Prescriptive analytics could improve business processes through predictable interventions that are tracked and fed back into the prescriptive engine; it could shorten employee onboarding using programmatic design trees to guide and inform new workers, and it could allow customers to leverage a company’s expertise through its optimized algorithm. Prescriptive analytics could also help determine the best path forward for new lead generation campaigns.
Preparing to Use Prescriptive Analytics
Prescriptive analytics relies on the quality and accuracy of descriptive and predictive data sets. If your company is new or has been suffering from a low number of “wins” from your leads, you might be facing imbalanced data or data scarcity. To address data scarcity and imbalanced data, you have a few options:
1. Get More Data
This is often easier said than done. Few companies have access to large amounts of data generated from activities outside their own organizations. Therefore, getting more data means waiting for data to be collected or purchasing data from a third party.

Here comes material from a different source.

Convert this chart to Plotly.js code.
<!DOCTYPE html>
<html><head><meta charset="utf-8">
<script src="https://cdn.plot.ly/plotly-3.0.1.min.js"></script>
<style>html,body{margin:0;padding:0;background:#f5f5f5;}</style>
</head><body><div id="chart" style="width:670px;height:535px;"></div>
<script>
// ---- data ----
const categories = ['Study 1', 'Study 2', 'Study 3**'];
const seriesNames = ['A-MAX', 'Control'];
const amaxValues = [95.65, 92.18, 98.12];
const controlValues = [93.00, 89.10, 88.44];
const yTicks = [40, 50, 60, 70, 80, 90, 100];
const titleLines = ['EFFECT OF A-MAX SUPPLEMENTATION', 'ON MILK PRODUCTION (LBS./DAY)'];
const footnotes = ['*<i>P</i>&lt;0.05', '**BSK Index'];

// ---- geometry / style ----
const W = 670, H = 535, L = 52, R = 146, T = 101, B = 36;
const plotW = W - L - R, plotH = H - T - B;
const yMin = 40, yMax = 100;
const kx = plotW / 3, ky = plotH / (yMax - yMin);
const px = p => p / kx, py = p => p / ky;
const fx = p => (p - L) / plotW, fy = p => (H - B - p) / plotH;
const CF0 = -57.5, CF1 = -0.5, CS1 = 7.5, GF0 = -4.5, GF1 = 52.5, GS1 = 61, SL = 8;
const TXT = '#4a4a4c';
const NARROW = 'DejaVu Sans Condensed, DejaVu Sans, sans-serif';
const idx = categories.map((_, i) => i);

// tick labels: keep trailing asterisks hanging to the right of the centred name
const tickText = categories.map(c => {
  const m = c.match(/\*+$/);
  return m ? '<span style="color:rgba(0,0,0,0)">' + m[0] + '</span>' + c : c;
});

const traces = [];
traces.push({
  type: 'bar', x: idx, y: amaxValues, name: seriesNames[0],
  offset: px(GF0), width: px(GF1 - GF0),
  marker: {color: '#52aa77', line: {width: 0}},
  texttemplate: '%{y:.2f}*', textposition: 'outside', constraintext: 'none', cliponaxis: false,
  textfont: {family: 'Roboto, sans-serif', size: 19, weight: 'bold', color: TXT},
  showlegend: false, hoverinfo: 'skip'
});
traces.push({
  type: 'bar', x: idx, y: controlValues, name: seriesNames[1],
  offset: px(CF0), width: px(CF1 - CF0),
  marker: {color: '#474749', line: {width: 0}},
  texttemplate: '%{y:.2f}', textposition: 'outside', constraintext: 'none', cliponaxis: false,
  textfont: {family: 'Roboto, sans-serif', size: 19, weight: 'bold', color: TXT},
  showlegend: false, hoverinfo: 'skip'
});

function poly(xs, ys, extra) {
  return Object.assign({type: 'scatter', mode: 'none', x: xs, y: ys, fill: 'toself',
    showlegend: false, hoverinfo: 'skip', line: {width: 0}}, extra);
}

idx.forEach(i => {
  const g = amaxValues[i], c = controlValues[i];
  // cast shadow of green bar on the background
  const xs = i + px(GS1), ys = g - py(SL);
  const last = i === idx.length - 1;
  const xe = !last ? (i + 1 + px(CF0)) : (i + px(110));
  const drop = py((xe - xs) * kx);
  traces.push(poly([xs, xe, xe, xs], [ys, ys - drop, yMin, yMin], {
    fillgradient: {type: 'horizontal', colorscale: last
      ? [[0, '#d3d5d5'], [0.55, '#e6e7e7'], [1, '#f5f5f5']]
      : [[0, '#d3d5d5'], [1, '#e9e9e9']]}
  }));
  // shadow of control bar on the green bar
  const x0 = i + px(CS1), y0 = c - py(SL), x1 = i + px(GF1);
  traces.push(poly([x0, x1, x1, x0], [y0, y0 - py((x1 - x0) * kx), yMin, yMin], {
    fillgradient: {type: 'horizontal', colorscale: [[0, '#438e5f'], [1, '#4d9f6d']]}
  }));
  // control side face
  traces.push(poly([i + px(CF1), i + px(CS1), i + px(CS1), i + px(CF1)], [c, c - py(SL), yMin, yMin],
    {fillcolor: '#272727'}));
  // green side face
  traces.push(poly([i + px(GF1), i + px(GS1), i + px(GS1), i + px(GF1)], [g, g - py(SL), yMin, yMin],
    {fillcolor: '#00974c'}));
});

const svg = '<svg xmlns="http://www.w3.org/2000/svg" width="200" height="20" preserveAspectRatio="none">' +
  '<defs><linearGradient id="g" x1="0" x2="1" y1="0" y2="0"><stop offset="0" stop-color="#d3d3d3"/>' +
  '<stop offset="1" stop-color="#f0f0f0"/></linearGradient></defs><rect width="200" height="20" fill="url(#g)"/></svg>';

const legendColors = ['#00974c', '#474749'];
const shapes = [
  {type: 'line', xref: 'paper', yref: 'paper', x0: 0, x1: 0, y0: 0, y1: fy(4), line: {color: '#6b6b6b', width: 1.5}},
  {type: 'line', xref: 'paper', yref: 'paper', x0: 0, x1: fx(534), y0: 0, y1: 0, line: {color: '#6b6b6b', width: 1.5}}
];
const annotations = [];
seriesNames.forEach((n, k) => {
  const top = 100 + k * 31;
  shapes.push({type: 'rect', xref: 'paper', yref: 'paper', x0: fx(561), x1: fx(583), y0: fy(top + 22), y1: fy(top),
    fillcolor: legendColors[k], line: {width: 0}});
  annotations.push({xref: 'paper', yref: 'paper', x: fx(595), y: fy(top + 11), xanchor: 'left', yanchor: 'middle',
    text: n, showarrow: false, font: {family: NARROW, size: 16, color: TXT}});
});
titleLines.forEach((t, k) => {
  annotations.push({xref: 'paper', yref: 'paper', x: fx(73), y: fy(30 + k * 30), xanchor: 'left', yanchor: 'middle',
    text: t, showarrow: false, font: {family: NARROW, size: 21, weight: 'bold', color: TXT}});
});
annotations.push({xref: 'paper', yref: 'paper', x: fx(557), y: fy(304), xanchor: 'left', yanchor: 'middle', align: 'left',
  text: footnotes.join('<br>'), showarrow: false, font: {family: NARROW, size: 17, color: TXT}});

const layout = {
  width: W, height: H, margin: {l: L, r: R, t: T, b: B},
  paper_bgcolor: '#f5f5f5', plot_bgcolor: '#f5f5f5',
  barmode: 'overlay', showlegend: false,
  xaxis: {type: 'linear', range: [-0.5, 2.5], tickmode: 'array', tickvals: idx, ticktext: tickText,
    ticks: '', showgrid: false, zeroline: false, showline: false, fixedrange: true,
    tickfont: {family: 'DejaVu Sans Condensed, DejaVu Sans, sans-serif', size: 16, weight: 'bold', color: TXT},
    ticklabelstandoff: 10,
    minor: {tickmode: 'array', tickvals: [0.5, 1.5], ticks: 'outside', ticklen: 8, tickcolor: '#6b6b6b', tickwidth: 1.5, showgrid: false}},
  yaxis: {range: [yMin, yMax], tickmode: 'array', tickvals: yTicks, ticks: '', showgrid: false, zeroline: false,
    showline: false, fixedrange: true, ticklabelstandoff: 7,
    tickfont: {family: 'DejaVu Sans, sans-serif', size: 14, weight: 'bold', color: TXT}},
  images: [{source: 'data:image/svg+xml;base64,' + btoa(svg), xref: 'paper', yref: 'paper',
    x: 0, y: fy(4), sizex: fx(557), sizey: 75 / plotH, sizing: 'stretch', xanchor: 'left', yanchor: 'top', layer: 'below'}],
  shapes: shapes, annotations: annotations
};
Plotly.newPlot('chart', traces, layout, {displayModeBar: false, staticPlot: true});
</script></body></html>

When my company first launched, our team tracked every transaction produced by third-party apps and stored them in a structured database. Even if we weren’t certain how we would use the data, we still knew it would be valuable. Storing data is cheap, and we knew we might want to reference something in the future.
2. Use a Different Metric
For lead generation, this means using identifiers other than “sale versus no sale” to determine classifications for the data. For example, you could use “sale size,” “return business,” or “number of interactions” as a method of classification.

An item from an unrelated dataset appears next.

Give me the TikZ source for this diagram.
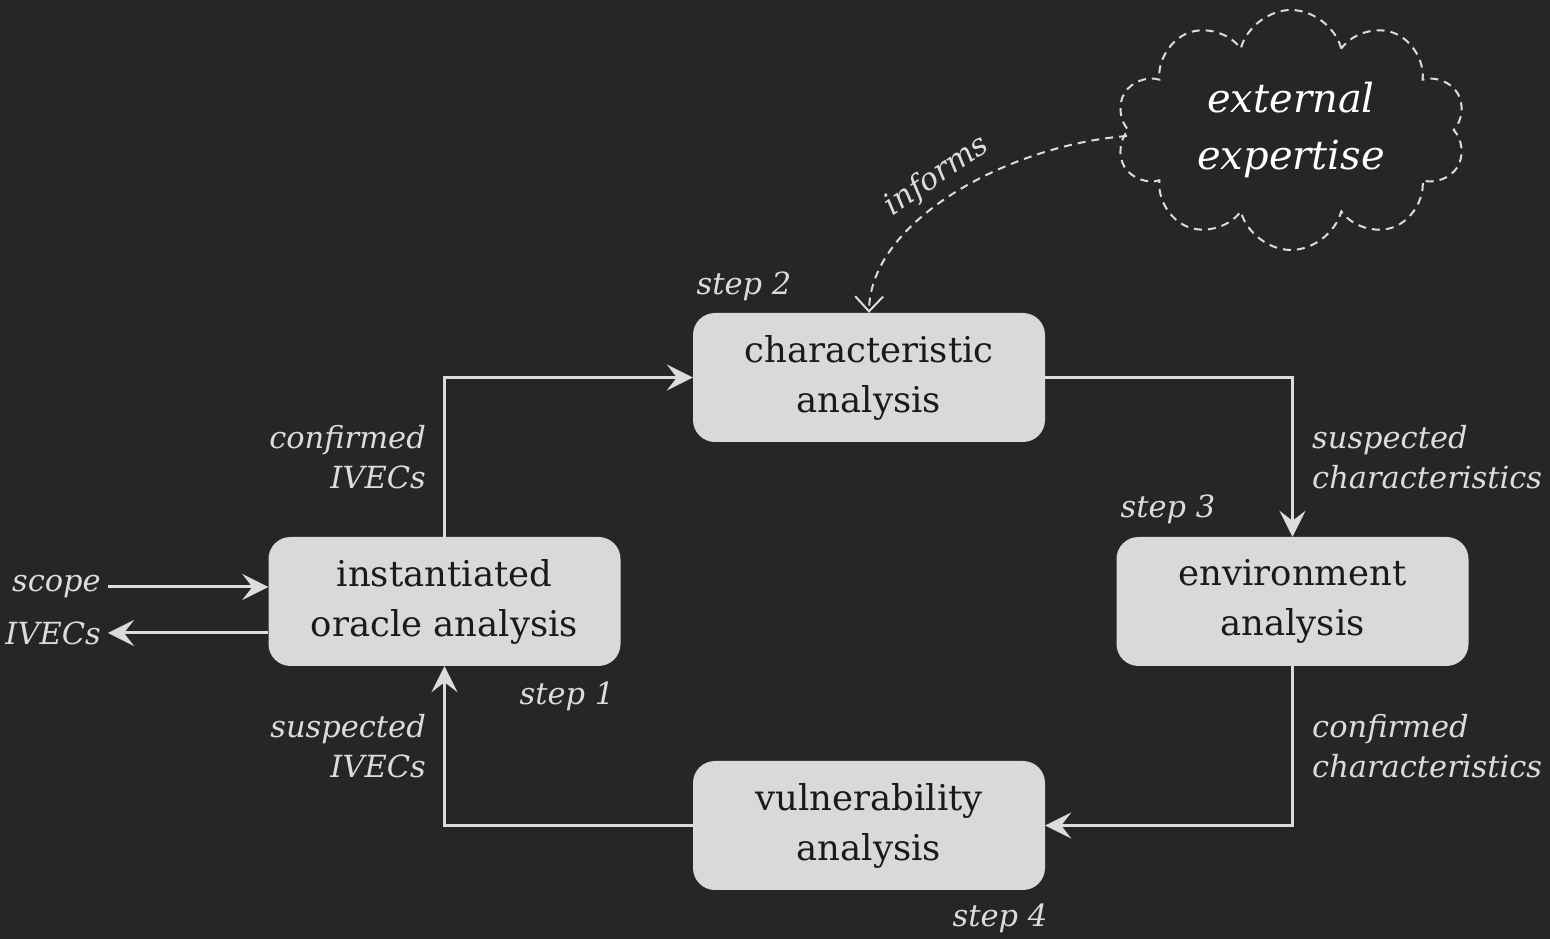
\documentclass[tikz,border=0pt]{standalone}
\usepackage{fontspec}
\setmainfont{DejaVu Serif}
\usetikzlibrary{arrows.meta,shapes.symbols}
\definecolor{bg}{HTML}{262626}
\definecolor{ink}{HTML}{DCDCDC}
\definecolor{boxfill}{HTML}{D9D9D9}
\definecolor{boxtext}{HTML}{1A1A1A}
\begin{document}
\begin{tikzpicture}[x=1pt,y=1pt,
  stage/.style={rectangle, rounded corners=22pt, fill=boxfill, text=boxtext,
    minimum width=352pt, minimum height=129pt, align=center, inner sep=0pt,
    font=\fontsize{35.5}{50}\selectfont},
  lbl/.style={text=ink, inner sep=0pt, font=\fontsize{30.5}{40}\selectfont\itshape},
  flow/.style={draw=ink, line width=3pt, -{Stealth[length=26pt,width=26pt,inset=10pt]}},
  hint/.style={draw=ink, line width=2pt, dash pattern=on 8pt off 6pt}
]
% canvas
\fill[bg] (0,0) rectangle (1550,939);
\useasboundingbox (0,0) rectangle (1550,939);

% analysis stages
\node[stage] (char) at (869,561.5) {characteristic\\analysis};
\node[stage] (inst) at (444.5,337.5) {instantiated\\oracle analysis};
\node[stage] (env)  at (1292.5,337.5) {environment\\analysis};
\node[stage] (vuln) at (869,113.5) {vulnerability\\analysis};

% cycle between the stages
\draw[flow] (inst.north) |- (char.west);
\draw[flow] (char.east) -| (env.north);
\draw[flow] (env.south) |- (vuln.east);
\draw[flow] (vuln.west) -| (inst.south);

% inputs and outputs
\coordinate (scopeL) at (108,352);
\coordinate (ivecL) at (108,306);
\draw[flow] (scopeL) -- (scopeL -| inst.west);
\draw[flow] (ivecL -| inst.west) -- (ivecL);
\node[lbl, anchor=east] (scopeT) at (101,352) {scope};
\node[lbl, anchor=east] (ivecT) at (101,306) {IVECs};

% edge labels
\node[lbl, anchor=east, align=right] (l1) at (426,482) {confirmed\\IVECs};
\node[lbl, anchor=east, align=right] (l4) at (426,193) {suspected\\IVECs};
\node[lbl, anchor=west, align=left] (l2) at (1312,482) {suspected\\characteristics};
\node[lbl, anchor=west, align=left] (l3) at (1312,193) {confirmed\\characteristics};

% step numbers
\node[lbl] (s2) at (744,653) {step 2};
\node[lbl] (s3) at (1168,430) {step 3};
\node[lbl] (s1) at (567,243) {step 1};
\node[lbl] (s4) at (1000,21) {step 4};

% external expertise
\node[cloud, cloud puffs=10, aspect=1.45, hint, text=white,
  minimum width=350pt, minimum height=240pt, inner sep=0pt, align=center,
  font=\fontsize{40}{57}\selectfont\itshape] (ext) at (1291,809) {external\\expertise};
\draw[hint, -{Straight Barb[length=15pt,width=28pt]}]
  ([yshift=-6pt]ext.west) .. controls (1010,794) and (870,719) .. (char.north);
\node[lbl, rotate=34] (inf) at (937,763) {informs};
\end{tikzpicture}
\end{document}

We explore many different metrics and attempt to identify the ways they relate to one another. We continually inspect, challenge, and interrogate our data to understand which attributes and metrics help us the most.
3. Resample Your Data
Resampling your data can offer you a different distribution, but that assumes you’re pulling from a large data set. If you don’t have enough data, this often isn’t an option.
We’ve run across this problem before. Sometimes, the sample population we pulled was imbalanced by chance, not because the overall population was actually imbalanced. But if we pull a different sample population, we sometimes get a better distribution.
4. Use a Service
An increasingly effective option is to capitalize on a third-party service that has more prescriptive data analytics, various metrics, and tested scenarios. In the case of lead generation, this would mean multiple clients, prospects, industries, and products. Our team uses machine learning techniques like PCA and classification and regression decision trees to understand which messaging produces the desired outcomes for our clients’ demographics and offerings.
Once you’ve used one or more of these strategies to solve any data issues, you can begin experimenting with different prescriptive algorithms, from linear regressions to decision trees or neural networks. Whichever route you decide to take will likely lead you to new ways of interpreting your data to create successful outbound lead generation strategies.